*Your objective*
Scan the listing below for the word "this" and state how many lines hold it. Write nothing but the number.

*Supplied information*

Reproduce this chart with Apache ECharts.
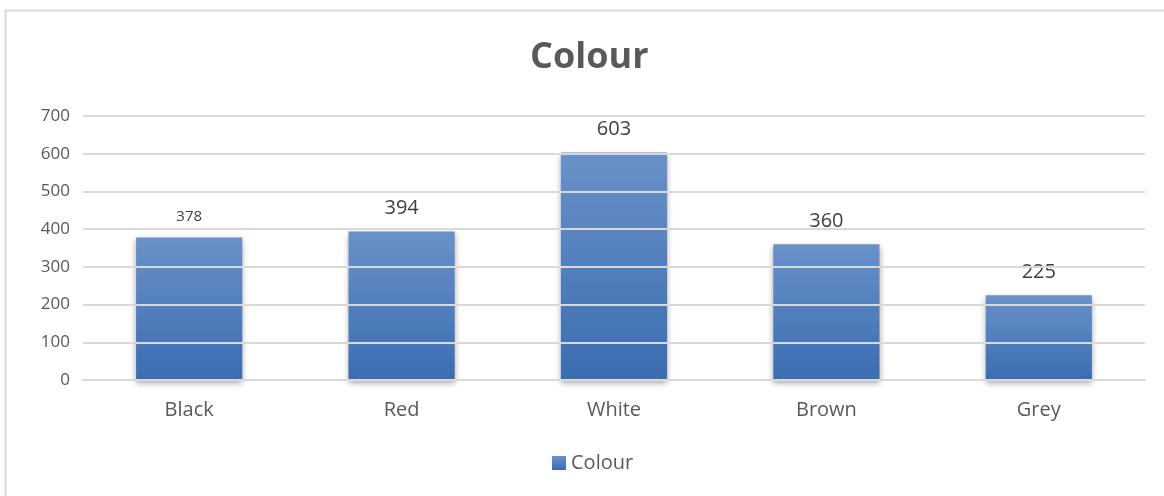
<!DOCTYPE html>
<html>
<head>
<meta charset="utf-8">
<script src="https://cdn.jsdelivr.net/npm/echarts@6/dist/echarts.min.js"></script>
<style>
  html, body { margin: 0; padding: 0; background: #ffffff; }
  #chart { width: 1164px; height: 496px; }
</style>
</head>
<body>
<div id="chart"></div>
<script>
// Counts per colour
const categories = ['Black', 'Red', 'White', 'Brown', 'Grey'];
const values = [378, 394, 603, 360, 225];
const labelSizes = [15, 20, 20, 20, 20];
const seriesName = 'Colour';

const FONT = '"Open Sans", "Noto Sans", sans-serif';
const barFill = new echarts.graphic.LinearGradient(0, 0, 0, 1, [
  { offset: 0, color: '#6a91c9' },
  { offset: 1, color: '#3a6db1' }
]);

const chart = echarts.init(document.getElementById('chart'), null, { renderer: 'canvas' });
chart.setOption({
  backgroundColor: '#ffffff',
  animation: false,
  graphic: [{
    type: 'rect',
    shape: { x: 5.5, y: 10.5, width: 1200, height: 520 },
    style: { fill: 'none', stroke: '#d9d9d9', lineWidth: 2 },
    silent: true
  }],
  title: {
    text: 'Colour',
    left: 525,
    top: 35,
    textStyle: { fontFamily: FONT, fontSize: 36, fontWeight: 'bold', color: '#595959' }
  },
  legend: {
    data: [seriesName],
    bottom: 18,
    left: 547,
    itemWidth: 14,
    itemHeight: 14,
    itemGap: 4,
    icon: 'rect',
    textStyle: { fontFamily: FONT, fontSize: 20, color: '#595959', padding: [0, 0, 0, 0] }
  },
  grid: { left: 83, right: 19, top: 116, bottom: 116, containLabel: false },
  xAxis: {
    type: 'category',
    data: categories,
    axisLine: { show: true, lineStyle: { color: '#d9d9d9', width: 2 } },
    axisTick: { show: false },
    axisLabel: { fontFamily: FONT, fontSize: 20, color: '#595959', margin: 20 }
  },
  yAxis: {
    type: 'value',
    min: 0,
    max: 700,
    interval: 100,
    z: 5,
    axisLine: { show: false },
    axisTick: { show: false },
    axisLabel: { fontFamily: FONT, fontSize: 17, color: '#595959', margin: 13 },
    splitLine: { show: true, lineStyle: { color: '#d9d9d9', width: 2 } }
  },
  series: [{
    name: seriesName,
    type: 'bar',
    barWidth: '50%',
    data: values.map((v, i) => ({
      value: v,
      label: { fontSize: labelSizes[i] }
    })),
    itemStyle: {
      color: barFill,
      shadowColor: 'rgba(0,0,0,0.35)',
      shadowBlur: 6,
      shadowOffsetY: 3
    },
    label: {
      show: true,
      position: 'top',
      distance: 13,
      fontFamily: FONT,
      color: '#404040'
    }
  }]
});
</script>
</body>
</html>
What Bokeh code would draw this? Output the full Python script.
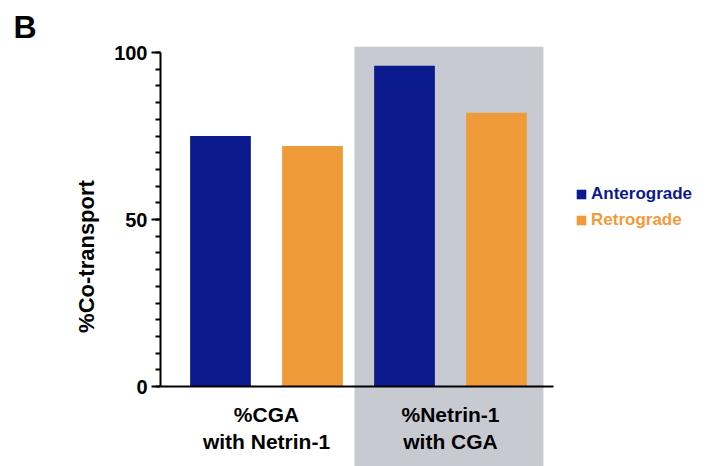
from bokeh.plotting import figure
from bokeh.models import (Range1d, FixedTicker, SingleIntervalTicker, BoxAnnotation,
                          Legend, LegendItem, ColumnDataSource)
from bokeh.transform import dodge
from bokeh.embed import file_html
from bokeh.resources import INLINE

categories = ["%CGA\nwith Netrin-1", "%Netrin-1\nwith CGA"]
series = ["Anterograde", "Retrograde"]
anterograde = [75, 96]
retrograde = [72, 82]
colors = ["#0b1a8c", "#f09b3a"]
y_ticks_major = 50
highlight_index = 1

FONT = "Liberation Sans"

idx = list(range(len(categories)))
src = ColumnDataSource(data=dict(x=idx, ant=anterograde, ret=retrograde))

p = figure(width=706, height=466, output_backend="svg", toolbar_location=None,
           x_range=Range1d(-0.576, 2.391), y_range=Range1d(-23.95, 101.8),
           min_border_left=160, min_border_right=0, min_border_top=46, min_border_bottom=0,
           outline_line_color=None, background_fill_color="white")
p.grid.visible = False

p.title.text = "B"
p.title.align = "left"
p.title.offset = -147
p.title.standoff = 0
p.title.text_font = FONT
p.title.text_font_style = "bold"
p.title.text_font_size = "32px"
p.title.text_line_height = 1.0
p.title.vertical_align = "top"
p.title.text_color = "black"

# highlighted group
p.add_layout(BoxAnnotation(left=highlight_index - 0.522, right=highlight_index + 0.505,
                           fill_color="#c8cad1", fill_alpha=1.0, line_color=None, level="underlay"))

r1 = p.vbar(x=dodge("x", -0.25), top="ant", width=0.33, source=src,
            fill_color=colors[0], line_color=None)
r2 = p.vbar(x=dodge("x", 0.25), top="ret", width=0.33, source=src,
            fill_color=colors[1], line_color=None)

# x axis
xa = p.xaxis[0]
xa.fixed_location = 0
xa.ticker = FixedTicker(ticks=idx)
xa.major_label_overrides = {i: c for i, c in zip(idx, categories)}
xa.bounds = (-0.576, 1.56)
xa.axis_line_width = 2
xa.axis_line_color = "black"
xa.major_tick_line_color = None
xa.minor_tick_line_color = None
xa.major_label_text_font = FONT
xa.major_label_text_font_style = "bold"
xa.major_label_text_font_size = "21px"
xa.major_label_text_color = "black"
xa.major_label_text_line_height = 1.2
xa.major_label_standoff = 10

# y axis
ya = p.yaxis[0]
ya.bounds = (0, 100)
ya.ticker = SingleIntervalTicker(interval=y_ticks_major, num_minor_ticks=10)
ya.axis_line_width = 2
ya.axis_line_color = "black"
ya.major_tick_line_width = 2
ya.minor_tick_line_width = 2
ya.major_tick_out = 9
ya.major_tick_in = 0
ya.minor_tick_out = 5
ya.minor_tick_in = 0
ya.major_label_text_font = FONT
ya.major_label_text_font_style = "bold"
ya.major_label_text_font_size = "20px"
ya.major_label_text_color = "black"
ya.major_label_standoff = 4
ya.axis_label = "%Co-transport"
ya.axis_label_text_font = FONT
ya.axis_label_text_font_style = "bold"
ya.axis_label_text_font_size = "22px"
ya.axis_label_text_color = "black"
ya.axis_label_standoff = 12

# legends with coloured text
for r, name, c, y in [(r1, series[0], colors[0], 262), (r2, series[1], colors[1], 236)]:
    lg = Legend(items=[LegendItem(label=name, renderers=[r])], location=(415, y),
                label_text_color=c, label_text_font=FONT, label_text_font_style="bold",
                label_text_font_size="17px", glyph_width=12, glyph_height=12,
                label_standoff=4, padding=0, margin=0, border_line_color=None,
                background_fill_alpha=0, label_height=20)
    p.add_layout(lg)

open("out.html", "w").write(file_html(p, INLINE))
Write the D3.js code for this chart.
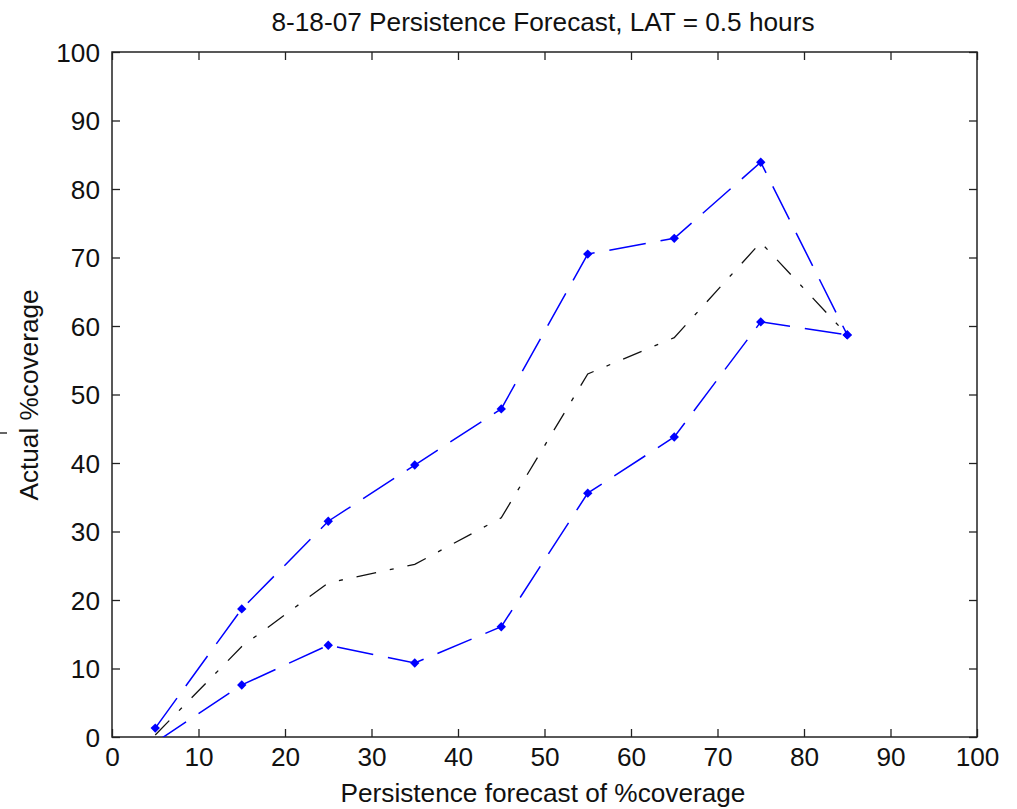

*Completed task*
3